Robert Browning was a great poet, but the genius of his wife so far outshone his that he should have become Robert Browning Barrett rather than her Elizabeth Barrett Browning. At the time of their famous courtship and marriage, she was the far more admired poet, but he has since taken precidence in the public mind. Oh well.

Here, as promised, E. B. Browning gives us a different perspective on love than Housman did.

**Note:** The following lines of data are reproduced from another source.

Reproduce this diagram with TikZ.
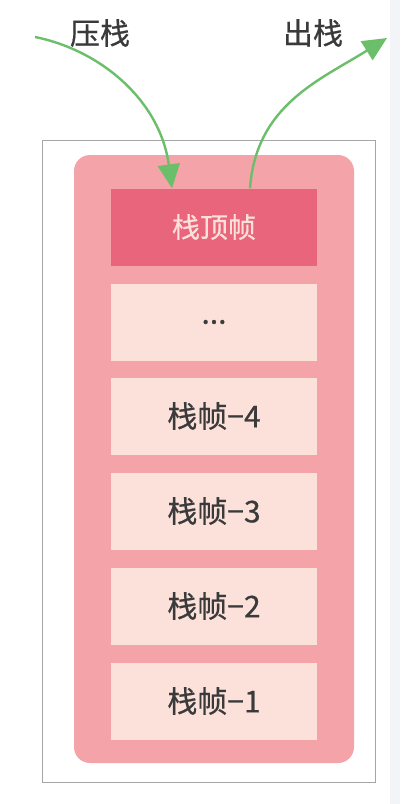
\documentclass[tikz,border=0pt]{standalone}
\usepackage{fontspec}
\setmainfont{Noto Sans CJK SC}[FakeBold=0.6]
\usetikzlibrary{arrows.meta}
\definecolor{pinkbg}{HTML}{F4A4A8}
\definecolor{framefill}{HTML}{FCE1DB}
\definecolor{topfill}{HTML}{E8657B}
\definecolor{txt}{HTML}{3A3A3A}
\definecolor{arrowgreen}{HTML}{6CBF6A}
\definecolor{strip}{HTML}{F2F4F8}
\tikzset{
  frame/.style={fill=framefill, draw=none, minimum width=206pt, minimum height=77pt, inner sep=0pt, text=txt, font=\fontsize{30}{32}\selectfont},
  topframe/.style={frame, fill=topfill, text=framefill, font=\fontsize{28}{30}\selectfont},
  lbl/.style={text=txt, font=\fontsize{30}{32}\selectfont, inner sep=0pt},
  flow/.style={arrowgreen, line width=2.4pt, -{Triangle[length=24pt,width=22pt]}},
}
\begin{document}
\begin{tikzpicture}[x=1pt,y=-1pt]
\useasboundingbox (0,0) rectangle (400,804);
\fill[white] (0,0) rectangle (400,804);
\fill[strip] (390,0) rectangle (400,804);
\node[draw=black!35, line width=0.8pt, minimum width=333pt, minimum height=642pt, inner sep=0pt] (outer) at (209,461) {};
\node[fill=pinkbg, rounded corners=16pt, minimum width=280pt, minimum height=608pt, inner sep=0pt] (stack) at (214,459) {};
\node[topframe] (top) at (214,227) {栈顶帧};
\node[frame] (dots) at (214,322) {...};
\node[frame] (f4) at (214,416) {栈帧−4};
\node[frame] (f3) at (214,511) {栈帧−3};
\node[frame] (f2) at (214,606) {栈帧−2};
\node[frame] (f1) at (214,701) {栈帧−1};
\node[lbl] (push) at (100,33) {压栈};
\node[lbl] (pop) at (313,33) {出栈};
\coordinate (pushstart) at (35,37);
\coordinate (popend) at (387,38);
\draw[flow] (pushstart) .. controls (100,50) and (160,100) .. ([xshift=-42pt]top.north);
\draw[flow] ([xshift=36pt]top.north) .. controls (256,105) and (320,80) .. (popend);
\end{tikzpicture}
\end{document}
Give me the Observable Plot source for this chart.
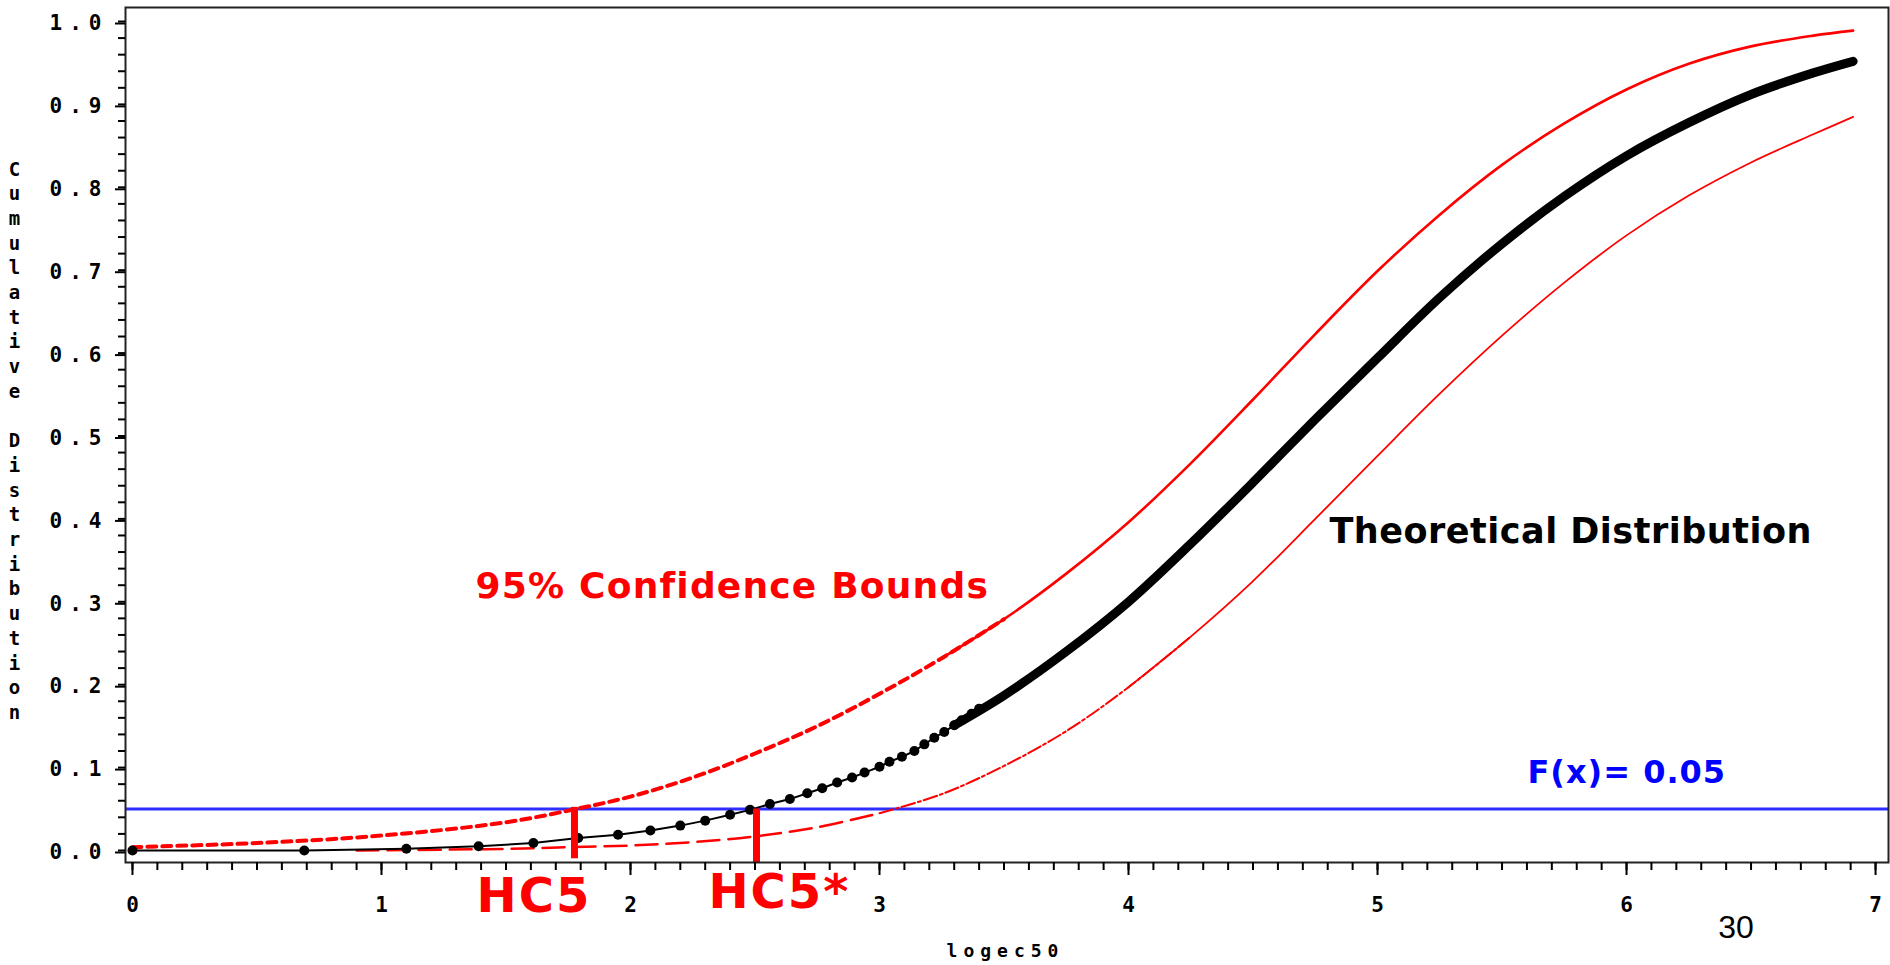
<!DOCTYPE html>
<html><head><meta charset="utf-8">
<script src="https://cdn.jsdelivr.net/npm/d3@7"></script>
<script src="https://cdn.jsdelivr.net/npm/@observablehq/plot@0.6"></script>
<style>
html,body{margin:0;padding:0;background:#fff;overflow:hidden}
#chart svg{display:block}
g[aria-label="y-axis tick label"] text{letter-spacing:7px}
</style></head><body><div id="chart"></div>
<script>
// Theoretical distribution: individually visible markers (lower part)
const blackX = [0, 0.69, 1.10, 1.39, 1.61, 1.79, 1.95, 2.08, 2.20, 2.30, 2.40, 2.48, 2.56, 2.64, 2.71, 2.77, 2.83, 2.89, 2.94, 3.00, 3.04, 3.09, 3.14, 3.18, 3.22, 3.26, 3.30, 3.33, 3.37, 3.40];
const blackY = [0, 0, 0.002, 0.005, 0.009, 0.015, 0.019, 0.024, 0.030, 0.036, 0.043, 0.049, 0.056, 0.062, 0.069, 0.075, 0.082, 0.088, 0.094, 0.101, 0.107, 0.113, 0.120, 0.128, 0.136, 0.143, 0.151, 0.157, 0.165, 0.171];
// Theoretical distribution: dense part (markers merge into a thick curve)
const curveX = [3.30, 3.50, 3.75, 4.00, 4.25, 4.50, 4.75, 5.00, 5.25, 5.50, 5.75, 6.00, 6.25, 6.50, 6.75, 6.91];
const curveY = [0.151, 0.187, 0.240, 0.300, 0.370, 0.444, 0.520, 0.594, 0.667, 0.732, 0.789, 0.838, 0.878, 0.912, 0.938, 0.952];
// Upper 95% confidence bound
const upperX = [0, 0.5, 1.0, 1.5, 1.78, 2.0, 2.25, 2.5, 2.75, 3.0, 3.25, 3.5, 3.75, 4.0, 4.25, 4.5, 4.75, 5.0, 5.25, 5.5, 5.75, 6.0, 6.25, 6.5, 6.75, 6.91];
const upperY = [0.004, 0.009, 0.018, 0.034, 0.050, 0.065, 0.088, 0.117, 0.150, 0.189, 0.232, 0.279, 0.334, 0.396, 0.467, 0.544, 0.623, 0.699, 0.767, 0.827, 0.877, 0.918, 0.949, 0.970, 0.983, 0.989];
// Lower 95% confidence bound
const lowerX = [0.90, 1.25, 1.5, 1.75, 2.0, 2.25, 2.5, 2.75, 3.0, 3.25, 3.5, 3.75, 4.0, 4.25, 4.5, 4.75, 5.0, 5.25, 5.5, 5.75, 6.0, 6.25, 6.5, 6.75, 6.91];
const lowerY = [0.000, 0.001, 0.002, 0.004, 0.006, 0.010, 0.017, 0.028, 0.045, 0.068, 0.102, 0.144, 0.197, 0.258, 0.325, 0.400, 0.476, 0.551, 0.621, 0.685, 0.742, 0.790, 0.830, 0.864, 0.885];
// Reference values
const fLevel = 0.05;
const hc5 = 1.775;
const hc5Star = 2.506;
const yTicks = [0, 0.1, 0.2, 0.3, 0.4, 0.5, 0.6, 0.7, 0.8, 0.9, 1.0];
const xTicks = [0, 1, 2, 3, 4, 5, 6, 7];

const pts = (xs, ys) => xs.map((x, i) => ({x, y: ys[i]}));
const black = pts(blackX, blackY);
const curve = pts(curveX, curveY);
const upper = pts(upperX, upperY);
const lower = pts(lowerX, lowerY);

const mono = "DejaVu Sans Mono";
const sans = "DejaVu Sans";
const yTitle = "Cumulative Distribution".split("").map(c => c === " " ? "\u00a0" : c).join("\n");

const chart = Plot.plot({
  width: 1890, height: 965,
  marginLeft: 125, marginRight: 2, marginTop: 7, marginBottom: 103,
  x: {domain: [-0.028, 7.052]},
  y: {domain: [-0.0145, 1.0169]},
  style: {background: "white", color: "black"},
  marks: [
    Plot.ruleY([fLevel], {stroke: "#2e2eff", strokeWidth: 3}),
    // upper bound
    Plot.line(upper.filter(d => d.x <= 3.5), {x: "x", y: "y", stroke: "#ff0000", strokeWidth: 4, strokeDasharray: "9,6", curve: "catmull-rom"}),
    Plot.line(upper.filter(d => d.x >= 3.25), {x: "x", y: "y", stroke: "#ff0000", strokeWidth: 2.6, curve: "catmull-rom"}),
    // lower bound
    Plot.line(lower.filter(d => d.x <= 3.0), {x: "x", y: "y", stroke: "#ff0000", strokeWidth: 2.5, strokeDasharray: "22,9", curve: "catmull-rom"}),
    Plot.line(lower.filter(d => d.x >= 3.0 && d.x <= 4.25), {x: "x", y: "y", stroke: "#ff0000", strokeWidth: 2, strokeDasharray: "14,3,3,3", curve: "catmull-rom"}),
    Plot.line(lower.filter(d => d.x >= 4.0), {x: "x", y: "y", stroke: "#ff0000", strokeWidth: 1.8, curve: "catmull-rom"}),
    // theoretical distribution
    Plot.line(black, {x: "x", y: "y", stroke: "black", strokeWidth: 2}),
    Plot.dot(black, {x: "x", y: "y", r: 5, fill: "black"}),
    Plot.line(curve, {x: "x", y: "y", stroke: "black", strokeWidth: 9, strokeLinecap: "round", curve: "catmull-rom"}),
    // HC5 markers
    Plot.ruleX([hc5], {y1: 0.052, y2: -0.010, stroke: "#ff0000", strokeWidth: 7}),
    Plot.ruleX([hc5Star], {y1: fLevel, y2: -0.0145, stroke: "#ff0000", strokeWidth: 7}),
    // frame & axes
    Plot.frame({stroke: "#222", strokeWidth: 2}),
    Plot.axisY({interval: 0.02, tickSize: 7, strokeWidth: 2, tickFormat: () => "", label: null}),
    Plot.axisY(yTicks, {tickSize: 10, tickPadding: 7, strokeWidth: 2, tickFormat: d3.format(".1f"), label: null,
      fontFamily: mono, fontWeight: "bold", fontSize: 21, dy: 2}),
    Plot.axisX({interval: 0.1, tickSize: 8, strokeWidth: 2, tickFormat: () => "", label: null}),
    Plot.axisX(xTicks, {tickSize: 13, tickPadding: 22, strokeWidth: 2, tickFormat: d3.format("d"), label: null,
      fontFamily: mono, fontWeight: "bold", fontSize: 21}),
    // annotations
    Plot.text([{x: 1.378, y: 0.304, t: "95% Confidence Bounds"}], {x: "x", y: "y", text: "t", textAnchor: "start", lineAnchor: "bottom",
      fill: "#ff0000", fontFamily: sans, fontWeight: "bold", fontSize: 36}),
    Plot.text([{x: 4.807, y: 0.3715, t: "Theoretical Distribution"}], {x: "x", y: "y", text: "t", textAnchor: "start", lineAnchor: "bottom",
      fill: "black", fontFamily: sans, fontWeight: "bold", fontSize: 35}),
    Plot.text([{x: 5.602, y: 0.082, t: "F(x)= 0.05"}], {x: "x", y: "y", text: "t", textAnchor: "start", lineAnchor: "bottom",
      fill: "#0000ff", fontFamily: sans, fontWeight: "bold", fontSize: 32}),
    Plot.text([{x: 1.382, y: -0.0748, t: "HC5"}, {x: 2.313, y: -0.0688, t: "HC5*"}], {x: "x", y: "y", text: "t", textAnchor: "start", lineAnchor: "bottom",
      fill: "#ff0000", fontFamily: sans, fontWeight: "bold", fontSize: 48}),
    Plot.text([{x: 3.506, y: -0.129, t: "logec50"}], {x: "x", y: "y", text: "t", textAnchor: "middle", lineAnchor: "bottom",
      fill: "black", fontFamily: mono, fontWeight: "bold", fontSize: 18}),
    Plot.text([{x: 6.44, y: -0.106, t: "30"}], {x: "x", y: "y", text: "t", textAnchor: "middle", lineAnchor: "bottom",
      fill: "black", fontFamily: "Liberation Sans", fontWeight: "normal", fontSize: 32}),
    Plot.text([{x: -0.474, y: 0.496, t: yTitle}], {x: "x", y: "y", text: "t", textAnchor: "middle", lineAnchor: "middle",
      lineHeight: 1.30, fill: "black", fontFamily: mono, fontWeight: "bold", fontSize: 19})
  ]
});

const spacing = {"HC5": 2, "HC5*": 2, "logec50": 6, "F(x)= 0.05": 1, "95% Confidence Bounds": 1.2, "Theoretical Distribution": 0.5};
chart.querySelectorAll("text").forEach(t => {
  const s = spacing[t.textContent];
  if (s != null) t.style.letterSpacing = s + "px";
});
document.getElementById("chart").appendChild(chart);
</script></body></html>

This version of the poem is from the 1853 edition of her collected poems, presumably revised from the 1844 edition. Whether she made further revisions to it in the eight years she lived afterward I do not know and the library is closed so I can't go look. I have seen it in somewhat varying versions but I do not know if they preceed or follow this version, nor if they indicate printers' follies. However I like this version better.


LOVED ONCE

I classed, appraising once,
Earth's lamentable sounds, - the welladay,
The jarring yea and nay,
The fall of kisses on unanswering clay,
The sobbed farewell, the welcome mournfuller;
But all did leaven the air
With a less bitter leaven of sure despair
Than these words, 'I loved once.'

And who saith 'I loved once'?
Not angels, whose clear eyes, love, love, forsee,
Love through eternity,
Who, by To Love, do apprehend To Be.
Not God, called Love, his noble crown-name casting
A light too broad for blasting:
The great God changing not from everlasting,
Saith never, 'I loved once.'

Nor ever the 'Loved once'?
Dost THOU say Victim-Christ, misprized friend!
The cross and curse may rend;
But, having loved, thou lovest to the end!
It is man's saying, - man's. Too weak to move
One sphered star above,
Man desecrates the eternal God-word Love
With his No More and Once.

How say ye, 'We loved once,'
Blasphemers? Is your earth not cold enow,
Mourners, without that snow?
Ah, friends, and would ye wrong each other so?
And could ye say of some, whose love is known,
Whose prayers have met your own,
Whose tears have fallen for you, whose smiles have shone,
Such words, 'We loved them once'?

Could ye, 'We loved her once,'
Say calm of me, sweet friends, when out of sight?
When hearts of better right
Stand in between me and your happy light?
And when, as flowers kept too long in the shade,
Ye find my colors fade,
And all that is not love in me decayed?
Such words, - ye loved me once!

Could ye, 'We loved her once,'
Say cold of me, when further put away
In earth's sepulchral clay?
When mute the lips which depricate to-day?
Not so! Not then--least then! When Life is shriven,
And death's full joy is given,
Of those who sit and love you up in Heaven,
Say not 'We loved them once.'

Say never, ye loved once:
God is too near above, the grave, beneath,
And all our moments go
Too quickly past our souls, for saying so.
The mysteries of Life and Death avenge
Affections light of range.
There comes no change to justify that change,
Whatever comes, - Loved once!

And yet that word of once
Is humanly acceptive. Kings have said,
Shaking a discrowned head,
'We ruled once,' - dotards, 'We once taught and led;'
Cripples once danced i' the vines; and bards approved,
Were once by scornings, moved:
But love strikes one hour - LOVE! Those never loved
Who dream that they loved ONCE.

1 comment:

Penn Tomassetti said...

This is an interesting poem. She is right about love. My grandmother's favorite saying right now is, "Love never ends."

Thanks for the comment on my blog. If God did not reveal Himself to us wretched creatures, we would define Him in all the wrong ways.